Commissioning: Your Safety Trial Run
This is where I see most facilities cut corners because "it ran fine last year." Don't be that team. Commissioning is your safety dress rehearsal:
The Empty Run Phase
Your bare mill test matters more than ever:
- Listen differently: Ceramic operations will have higher-pitched harmonics than what you're used to from steel balls.
- Vibration analysis: Baseline your readings before media goes in. That +0.2mm variance? Could be deadly down the line.
- Thermal imaging: Map heat patterns on bearing housings - ceramics change heat distribution significantly.
Remember: That "harmless" vibration you notice during commissioning? With ceramics in place, it can fragment media into high-velocity projectiles faster than your reaction time.
Media Introduction Phase
Here's your step-by-step for adding ceramics safely:
- First 8 hours : Only one-third media at no more than 40% operational speed. This is break-in period, not production time.
- Monitor temperature spikes : More than 50°F over ambient at bearings? Stop immediately and figure out why.
- The sound signature journal : Record audio of normal operations - this is your baseline for future troubleshooting.
Operational Emergencies - Practical Response Plans
When things go wrong with ceramic media, every second matters. These aren't textbook responses - they're battle-tested survival tactics:
Media Fragmentation Event
You'll know it from the sound - like shaking a jar of glass chips rather than the deep rumble of steel:
- First action: Hit the emergency stop IMMEDIATELY. Not the pause, not the slowdown - the instant shutdown.
- Containment protocol: All personnel within 30 feet hit the deck behind fixed barriers.
- Isolate power: Lock out before inspection - those fractured ceramics are still under tension.
Thermal Runaway Scenario
When bearing temps spike beyond redline but before shutdown triggers:
- Cooling intervention: Only activate your automated cooling AFTER power cutoff.
- The natural cool-down trap: Never try to rotate to "even out" temperatures - ceramics fracture unpredictably.
- Inspection minimums: Even if systems recover, require 24-hour cool-down before internal inspection.
Seal Failure & Containment Breach
That cloud of ceramic dust?
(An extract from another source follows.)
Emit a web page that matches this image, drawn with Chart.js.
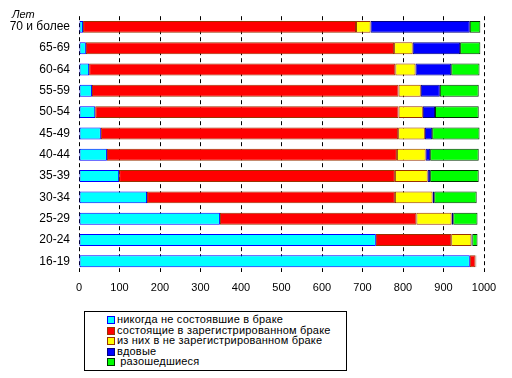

It's more dangerous than it looks:
- Airborne hazard response: Evacuate downwind zones immediately - ceramic particles are respiratory nightmares.
- Vacuum protocol: No dry sweeping - you need HEPA filtration vacuum systems designed for ceramics.
- PPE non-negotiable: Full-face respirators with P100 filters at minimum - standard dust masks won't cut it.
Preventative Culture - Safety Beyond Compliance
Paperwork compliance doesn't stop emergencies - these operational habits do:
Daily Rituals That Matter
- The morning temperature walk : Touch the bearing housings before shift start. If they're warm, you've got problems brewing.
- Sound checks : Play that baseline recording monthly - has the pitch drifted?
- The quarterly autopsy : Sacrifice one ball per batch for break testing - wear patterns reveal problems before equipment does.
Training That Saves Lives
- Simulate failures during calm periods - quarterly drills on fragmentation events cement response.
- Create a "blind spot map" of your mill showing danger zones during operation.
- Empower operators to stop production for suspected problems without reprisal.
Final Thoughts - Safety as Shared Responsibility
At the end of the day, all our protocols and procedures only matter if everyone feels personally invested in safety. That mill isn't some mindless machine - it's a breathing system with ceramic grinding media acting in ways that demand respect. The moment you introduce advanced materials like nano ceramic balls, you accept responsibility for their unique behaviors.
I've visited plants where safety was just OSHA paperwork, and others where safety was as natural as breathing. Guess which ones never had emergency situations with ceramic mills? True safety comes not from fear of citations, but from collective pride in watching out for each other.
Stay alert, stay curious about those sounds and vibrations, and never stop asking "what if?" That mill might just thank you by keeping everyone unharmed.